Alfred Lothar Wegener (1880-1930), the originator of the theory of continental drift. (Photograph courtesy of the Alfred Wegener Institute for Polar and Marine Research, Bremerhaven, Germany.)
Wegener obtained his doctorate in planetary astronomy in 1905 but soon became interested in meteorology; during his lifetime, he participated in several meteorologic expeditions to Greenland. Tenacious by nature, Wegener spent much of his adult life vigorously defending his theory of continental drift, which was severely attacked from the start and never gained acceptance in his lifetime. Despite overwhelming criticism from most leading geologists, who regarded him as a mere meteorologist and outsider meddling in their field, Wegener did not back down but worked even harder to strengthen his theory.
A couple of years before his death, Wegener finally achieved one of his lifetime goals: an academic position. After a long but unsuccessful search for a university position in his native Germany, he accepted a professorship at the University of Graz in Austria. Wegener's frustration and long delay in gaining a university post perhaps stemmed from his broad scientific interests. As noted by Johannes Georgi, Wegener's longtime friend and colleague, "One heard time and again that he had been turned down for a certain chair because he was interested also, and perhaps to a greater degree, in matters that lay outside its terms of reference -- as if such a man would not have been worthy of any chair in the wide realm of world science."
Ironically, shortly after achieving his academic goal, Wegener died on a meteorologic expedition to Greenland. Georgi had asked Wegener to coordinate an expedition to establish a winter weather station to study the jet stream (storm track) in the upper atmosphere. Wegener reluctantly agreed. After many delays due to severe weather, Wegener and 14 others set out for the winter station in September of 1930 with 15 sledges and 4,000 pounds of supplies. The extreme cold turned back all but one of the 13 Greenlanders, but Wegener was determined to push on to the station, where he knew the supplies were desperately needed by Georgi and the other researchers. Travelling under frigid conditions, with temperatures as low as minus 54 °C, Wegener reached the station five weeks later. Wanting to return home as soon as possible, he insisted upon starting back to the base camp the very next morning. But he never made it; his body was found the next summer.
Alfred Wegener (left) and an Innuit guide on 1 November 1930 during his final meteorological expedition in Greenland. This is one of the last photographs of Wegener, who died later during the expedition (see text). (Photograph courtesy of the Alfred Wegener Institute for Polar and Marine Research, Bremerhaven, Germany.)
Wegener was still an energetic, brilliant researcher when he died at the age of 50. A year before his untimely death, the fourth revised edition (1929) of his classic book was published; in this edition, he had already made the significant observation that shallower oceans were geologically younger.

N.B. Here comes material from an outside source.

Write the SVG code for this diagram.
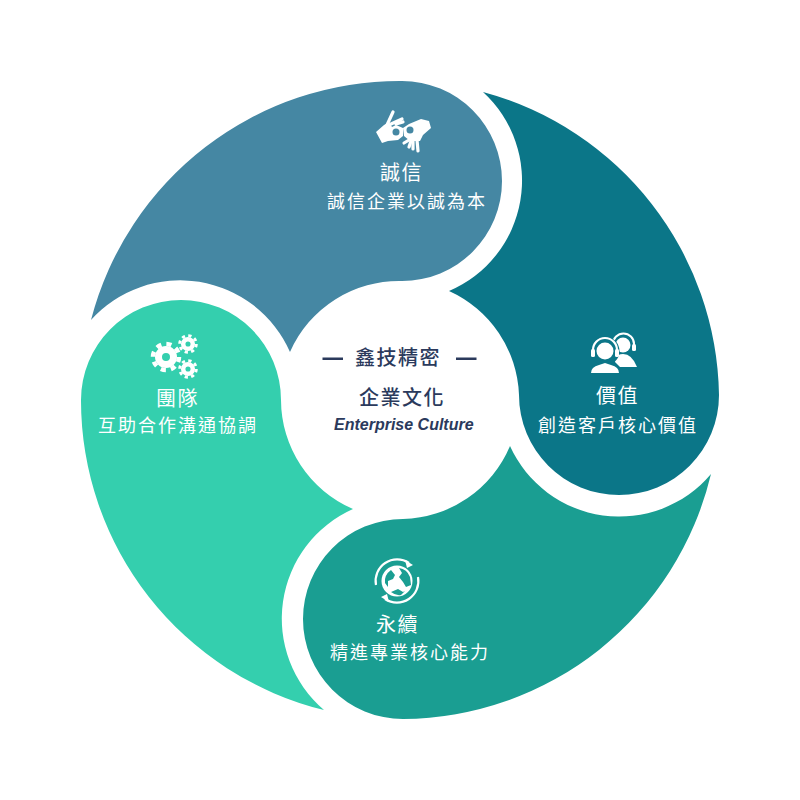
<svg xmlns="http://www.w3.org/2000/svg" xmlns:xlink="http://www.w3.org/1999/xlink" width="800" height="800" viewBox="0 0 800 800">
<style>
text{font-family:"Noto Sans CJK TC","Noto Sans",sans-serif}
.t{font-size:20px;fill:#fff;letter-spacing:1.5px}
.s{font-size:18px;fill:#fff;letter-spacing:2px}
.c{fill:#2b3a5c}
.i{fill:#fff}
.f{fill:none;stroke:#fff;stroke-linecap:round}
</style>
<defs>
<g id="gear"><circle r="7.5" fill="none" stroke="#fff" stroke-width="7"/><circle r="13" fill="none" stroke="#fff" stroke-width="4.500" stroke-dasharray="5.100 5.110"/></g>
</defs>
<rect width="800" height="800" fill="#fff"/>
<g id="node-top">
<path d="M91,320 A319,319 0 0 1 402,81 A100,100 0 0 1 402,281 A119,119 0 0 0 290,352 A120,120 0 0 0 91,320 Z" fill="#4587a3"/>
<g class="i"><path d="M376,132 L384,125 L389,122 L392,127 L396,125 L403,128 L403,136 L398,140 L388,141 L382,143 Z"/><path d="M429,121 L431,128 L423,135 L420,141 L410,141 L404,136 L403,128 L409,124 L421,119 Z"/></g>
<g class="f" stroke-width="3.200"><path d="M387,125 L393,112"/><path d="M391,124 L402,119"/><path d="M396,124 L403,122"/><path d="M417,140 L418,151"/><path d="M413,140 L413,149"/><path d="M409,140 L404,143"/><path d="M411,141 L409,147"/></g>
<circle cx="396" cy="132" r="3.500" fill="#4587a3"/><circle cx="410" cy="130" r="3.500" fill="#4587a3"/>
<text class="t" x="380" y="180">誠信</text>
<text class="s" x="327" y="208">誠信企業以誠為本</text>
</g>
<g id="node-right">
<path d="M483,92 A319,319 0 0 1 719,395 A100,100 0 0 1 519,395 A119,119 0 0 0 449,291 A120,120 0 0 0 483,92 Z" fill="#0b7688"/>
<g class="i"><circle cx="623" cy="345" r="7.500"/><path d="M614,358 Q618,354 623,354 Q632,354 637,367 L620,367 L615,362 Z"/><path d="M613,348 L613,344 A10.500,10.500 0 0 1 634,344 L634,350" fill="none" stroke="#fff" stroke-width="2"/><rect x="632" y="344" width="4" height="7" rx="1.500"/></g>
<circle cx="605" cy="351" r="14.500" fill="#0b7688"/>
<g class="i"><circle cx="605" cy="351" r="8.500"/><path d="M591,373 Q591,367 599,365 L605,363 L611,365 Q619,367 619,373 Z"/><path d="M593,355 L593,350 A12,12 0 0 1 617,350 L617,356" fill="none" stroke="#fff" stroke-width="2.200"/><rect x="591" y="349" width="4" height="8" rx="1.500"/><rect x="615" y="349" width="4" height="8" rx="1.500"/></g>
<text class="t" x="596" y="403">價值</text>
<text class="s" x="538" y="432">創造客戶核心價值</text>
</g>
<g id="node-bottom">
<path d="M711,474 A319,319 0 0 1 403,719 A100,100 0 0 1 403,519 A119,119 0 0 0 510,446 A120,120 0 0 0 711,474 Z" fill="#1a9e92"/>
<circle cx="397" cy="581" r="15.500" class="i"/>
<g fill="#1a9e92"><path d="M391,570 L395,575 L393,579 L388,581 L388,587 L385,583 Q384,575 391,570 Z"/><path d="M399,568 Q407,569 410,577 L411,585 L406,587 L403,582 L399,577 L402,573 Z"/><path d="M391,592 L398,589 L403,592 L405,591 L401,595 Q396,596 391,592 Z"/></g>
<path d="M376,585 A21.500,21.500 0 0 1 409,563 M418,577 A21.500,21.500 0 0 1 385,599" fill="none" stroke="#fff" stroke-width="2.200"/>
<path d="M405,560 L413,565 L407,568 Z M389,602 L381,597 L387,594 Z" class="i"/>
<text class="t" x="376" y="632">永續</text>
<text class="s" x="330" y="659">精進專業核心能力</text>
</g>
<g id="node-left">
<path d="M324,710 A319,319 0 0 1 81,400 A100,100 0 0 1 281,400 A119,119 0 0 0 353,509 A120,120 0 0 0 324,710 Z" fill="#34cfae"/>
<use xlink:href="#gear" transform="translate(166,357)"/>
<use xlink:href="#gear" transform="translate(188,344) scale(.64)"/>
<use xlink:href="#gear" transform="translate(188,369) scale(.64)"/>
<text class="t" x="156" y="406">團隊</text>
<text class="s" x="98" y="432">互助合作溝通協調</text>
</g>
<g id="node-center">
<rect x="322.500" y="357.500" width="20.500" height="2.500" class="c"/>
<rect x="456" y="357.500" width="20.500" height="2.500" class="c"/>
<text class="c" x="355" y="365" font-size="20" font-weight="500" letter-spacing="1.500">鑫技精密</text>
<text class="c" x="359" y="405" font-size="20" font-weight="500" letter-spacing="1.500">企業文化</text>
<text class="c" x="334" y="430" font-size="16" font-weight="700" font-style="italic" style="font-family:'Liberation Sans',Arial,sans-serif">Enterprise Culture</text>
</g>
</svg>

Had he not died in 1930, Wegener doubtless would have pounced upon the new Atlantic bathymetric data just acquired by the German research vessel Meteor in the late 1920s. These data showed the existence of a central valley along much of the crest of the Mid-Atlantic Ridge. Given his fertile mind, Wegener just possibly might have recognized the shallow Mid-Atlantic Ridge as a geologically young feature resulting from thermal expansion, and the central valley as a rift valley resulting from stretching of the oceanic crust. From stretched, young crust in the middle of the ocean to seafloor spreading and plate tectonics would have been short mental leaps for a big thinker like Wegener. This conjectural scenario by Dr. Peter R. Vogt (U.S. Naval Research Laboratory, Washington, D.C.), an acknowledged expert on plate tectonics, implies that "Wegener probably would have been part of the plate-tectonics revolution, if not the actual instigator, had he lived longer." In any case, many of Wegener's ideas clearly served as the catalyst and framework for the development of the theory of plate tectonics three decades later.